Gosaibi published more than 20 books, including novels and poetry, many of which were banned in the conservative kingdom until last month due to their themes of materialism, criticism of conservatism and open discussions of romance and love.
Though seen as a liberal by Saudi social standards, his political views led him at times to be perceived as a hardline, Arab nationalist in the West.
Shortly before returning home from his nearly-two-decades as ambassador to Bahrain and then Britain and Ireland, he published a poem in 2002 praising Wafa Idris, the first female Palestinian suicide bomber.
Born in 1940, he took a law degree at the University of Cairo before moving to the West to obtain advanced degrees in international relations and law at the University of Southern California and University of London.
As the son of a well-known and wealthy trading family in the Gulf, he was a businessman for the first part of his adult life.

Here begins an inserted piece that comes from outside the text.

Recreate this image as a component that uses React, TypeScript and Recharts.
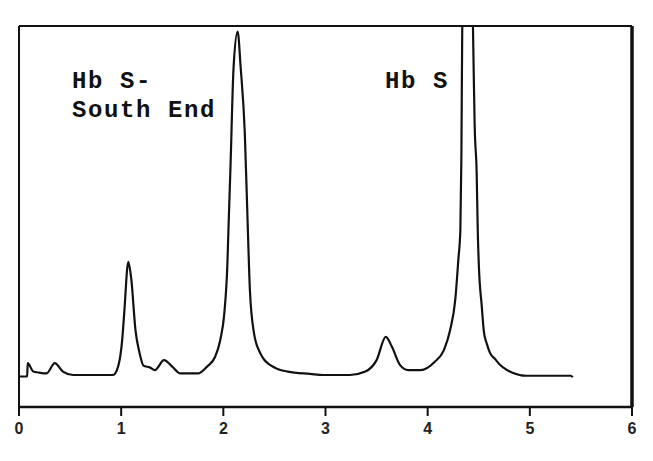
import { LineChart, Line, XAxis, YAxis, ReferenceLine } from "recharts";

// retention time (x) and detector response (y, % of plot height)
const retention = [
  0, 0.08, 0.085, 0.14, 0.2, 0.27, 0.35, 0.43, 0.53, 0.92, 0.97, 1.01, 1.03,
  1.07, 1.1, 1.14, 1.18, 1.22, 1.28, 1.33, 1.42, 1.5, 1.58, 1.75, 1.84, 1.92,
  1.97, 2.01, 2.04, 2.05, 2.07, 2.1, 2.14, 2.17, 2.21, 2.24, 2.26, 2.3, 2.36,
  2.4, 2.46, 2.53, 2.63, 2.85, 2.98, 3.24, 3.39, 3.5, 3.59, 3.65, 3.73, 3.81,
  3.93, 4.07, 4.16, 4.22, 4.27, 4.3, 4.32, 4.33, 4.34, 4.39, 4.44, 4.45, 4.46,
  4.48, 4.49, 4.5, 4.53, 4.55, 4.58, 4.61, 4.66, 4.71, 4.77, 4.83, 4.96, 5.4,
  5.42,
];
const response = [
  8.0, 8.0, 11.5, 9.3, 9.0, 8.8, 11.5, 9.3, 8.4, 8.4, 10.6, 17.6, 24.7, 38.1,
  33.3, 20.2, 14.2, 10.8, 10.4, 9.7, 12.3, 10.6, 8.8, 8.8, 10.6, 13.2, 17.6,
  24.7, 37.8, 46.5, 63, 89, 98.5, 89, 72, 46.5, 30.7, 19.4, 14.2, 12.4, 11.0,
  10.0, 9.3, 8.7, 8.4, 8.4, 9.3, 12.3, 18.4, 15.8, 11.0, 9.7, 9.7, 11.9, 15.0,
  20.2, 28.1, 38.6, 46.5, 65.6, 105, 140, 105, 89, 74, 61, 46.5, 37.8, 26.3,
  19.8, 16.5, 14.2, 12.6, 11.0, 9.8, 9.0, 8.2, 8.2, 7.8,
];
const xTicks = [0, 1, 2, 3, 4, 5, 6];

const data = retention.map((t, i) => ({ t, v: response[i] }));

const labelStyle: React.CSSProperties = {
  position: "absolute",
  fontFamily: "'Liberation Mono', monospace",
  fontWeight: "bold",
  fontSize: 24,
  letterSpacing: 1.6,
  lineHeight: "29px",
  color: "#111",
  whiteSpace: "pre",
};

export default function App() {
  return (
    <div
      style={{
        position: "absolute",
        left: 0,
        top: 0,
        width: 653,
        height: 461,
        background: "#fff",
      }}
    >
      <LineChart
        width={653}
        height={461}
        data={data}
        margin={{ top: 26, right: 21, bottom: 24, left: 19 }}
      >
        <XAxis
          dataKey="t"
          type="number"
          domain={[0, 6]}
          ticks={xTicks}
          height={30}
          axisLine={{ stroke: "#111", strokeWidth: 2.5 }}
          tickLine={{ stroke: "#111", strokeWidth: 2 }}
          tickSize={9}
          tickMargin={7}
          tick={{
            fill: "#222",
            fontSize: 16,
            fontWeight: "bold",
            fontFamily: "'Liberation Sans', Arial, sans-serif",
          }}
        />
        <YAxis hide domain={[0, 100]} allowDataOverflow />
        <ReferenceLine x={0} stroke="#111" strokeWidth={2} />
        <ReferenceLine x={6} stroke="#111" strokeWidth={3.5} />
        <ReferenceLine y={100} stroke="#111" strokeWidth={2} />
        <Line
          type="monotoneX"
          dataKey="v"
          stroke="#111"
          strokeWidth={2.2}
          dot={false}
          isAnimationActive={false}
        />
      </LineChart>
      <div style={{ ...labelStyle, left: 72, top: 67 }}>
        {"Hb S-\nSouth End"}
      </div>
      <div style={{ ...labelStyle, left: 385, top: 67 }}>Hb S</div>
    </div>
  );
}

After his diplomatic career, Gosaibi entered the Saudi cabinet in 2002 as minister of water until, in 2004, he took over the Labour Ministry, a position he held until his death.
In his later years he also became a prolific writer.
In a country with an orthodox and absolute monarchy, al-Gosaibi's literary subjects were taboo and often forbidden.
One story dealt with a man's affair with a married woman while another tackled the corruption of people faced with the trials of courtship.
"An Apartment Called Freedom," his first novel, made a splash on the Arabic literary scene in 1994.
It told the story of young Saudi men who left the traditional kingdom, which follows strict Islamic law, to study abroad in Cairo in the 1950s where they enjoy the pleasures of a country that was experimenting with social liberalism.
Many of Gosaibi's writings were banned in his own country for many years, but in the weeks before his death the kingdom announced his books would no longer be outlawed.
The ministry of culture said it would be "inappropriate" for the volumes to be absent from the nations' libraries.